El problema más grave que ha generado el IVA, a medida que su nivel se ha venido incrementando gradualmente hasta llegar al actual 12 por ciento, es el de que en igual proporción se han aumentado también los beneficios de evadirlo. Entre un comerciante que cobra el IVA y el que vende sin factura para evitarlo se crea una diferencia de 12 por ciento en contra del que cumple con la ley. Peor aún, la evasión del IVA tiene que acompañarse con una contabilidad espúrea, en la cual las ventas se subfacturan, y por tanto las utilidades y los impuestos de renta a pagar. Este es un fenómeno que repetidamente se le ha señalado al Gobierno, y que ha obligado a este a montar una fuerte campaña de controles y auditorías por parte de la Dirección de Impuestos.

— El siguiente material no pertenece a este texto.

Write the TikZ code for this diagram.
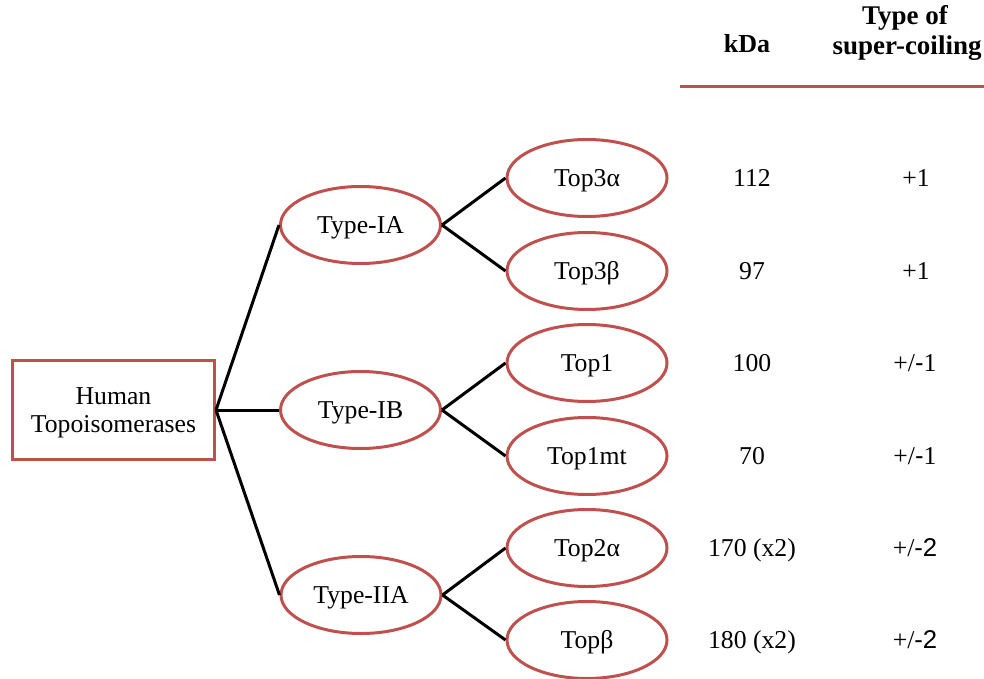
\documentclass[tikz,border=0pt]{standalone}
\usepackage{fontspec}
\setmainfont{Liberation Serif}
\newfontfamily\sansf{Liberation Sans}
\usetikzlibrary{shapes.geometric}
\definecolor{boxred}{HTML}{C0504D}
\begin{document}
\begin{tikzpicture}[x=1pt,y=-1pt,
  txt/.style={font=\fontsize{25.7}{30}\selectfont, inner sep=0pt, text height=17pt, text depth=0pt},
  rootbox/.style={draw=boxred, line width=3pt, rectangle, minimum width=202pt, minimum height=99pt, align=center, inner sep=0pt, text depth=0pt, font=\fontsize{25.7}{28}\selectfont},
  ell/.style={draw=boxred, line width=3pt, ellipse, minimum width=160pt, minimum height=77pt, inner sep=0pt, text height=17pt, text depth=0pt, font=\fontsize{25.7}{30}\selectfont},
  conn/.style={line width=3pt, black},
  hdr/.style={font=\bfseries\fontsize{27}{30}\selectfont, inner sep=0pt, anchor=base, align=center}
]
\useasboundingbox (0,0) rectangle (984,679);

\node[rootbox] (root) at (113.5,410) {Human\\Topoisomerases};

\node[ell] (ia) at (360.5,225) {Type-IA};
\node[ell] (ib) at (360.5,410) {Type-IB};
\node[ell] (iia) at (361,595) {Type-IIA};

\node[ell] (t3a) at (587,178) {Top3α};
\node[ell] (t3b) at (587,271) {Top3β};
\node[ell] (t1) at (587,363) {Top1};
\node[ell] (t1mt) at (587,456) {Top1mt};
\node[ell] (t2a) at (587,548) {Top2α};
\node[ell] (tb) at (587,640) {Topβ};

\draw[conn] (root.east) -- (ia.west);
\draw[conn] (root.east) -- (ib.west);
\draw[conn] (root.east) -- (iia.west);
\draw[conn] (ia.east) -- (t3a.west);
\draw[conn] (ia.east) -- (t3b.west);
\draw[conn] (ib.east) -- (t1.west);
\draw[conn] (ib.east) -- (t1mt.west);
\draw[conn] (iia.east) -- (t2a.west);
\draw[conn] (iia.east) -- (tb.west);

\node[hdr, font=\bfseries\fontsize{26}{30}\selectfont] (kda) at (747,53) {kDa};
\node[hdr] (toc) at (905,25) {Type of};
\node[hdr] (sc) at (907,55) {super-coiling};
\coordinate (ruleL) at (680,87);
\coordinate (ruleR) at (984,87);
\draw[boxred, line width=3pt] (ruleL) -- (ruleR);

\node[txt] (k1) at (752,178) {112};
\node[txt] (k2) at (752,271) {97};
\node[txt] (k3) at (752,363) {100};
\node[txt] (k4) at (752,456) {70};
\node[txt] (k5) at (752,548) {170 (x2)};
\node[txt] (k6) at (752,640) {180 (x2)};

\node[txt] (s1) at (916,178) {+1};
\node[txt] (s2) at (916,271) {+1};
\node[txt] (s3) at (915,363) {+/{\sansf -}1};
\node[txt] (s4) at (915,456) {+/{\sansf -}1};
\node[txt] (s5) at (915,548) {+/{\sansf -2}};
\node[txt] (s6) at (915,640) {+/{\sansf -2}};
\end{tikzpicture}
\end{document}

En momentos en los que se está discutiendo la manera como se puede eliminar el déficit fiscal previsto para 1992, es estimulante saber que el Ministro de Hacienda considera pura fantasía la versión que corre de que el Gobierno estaría dispuesto a aceptar los consejos, casi siempre poco equitativos, del Fondo Monetario Internacional, de elevar el IVA al 15 por ciento, y de incluir dentro de su base gravable a los bienes y servicios básicos de consumo, que son precisamente los que le confieren la progresividad que hoy tiene ese impuesto.
Esperemos entonces que el gobierno encuentre otras maneras, más justas, de financiar el ambicioso programa de gasto público, ciertamente regresivo, que está contenido en el nuevo Plan de Desarrollo, bautizado como la Revolución Pacífica.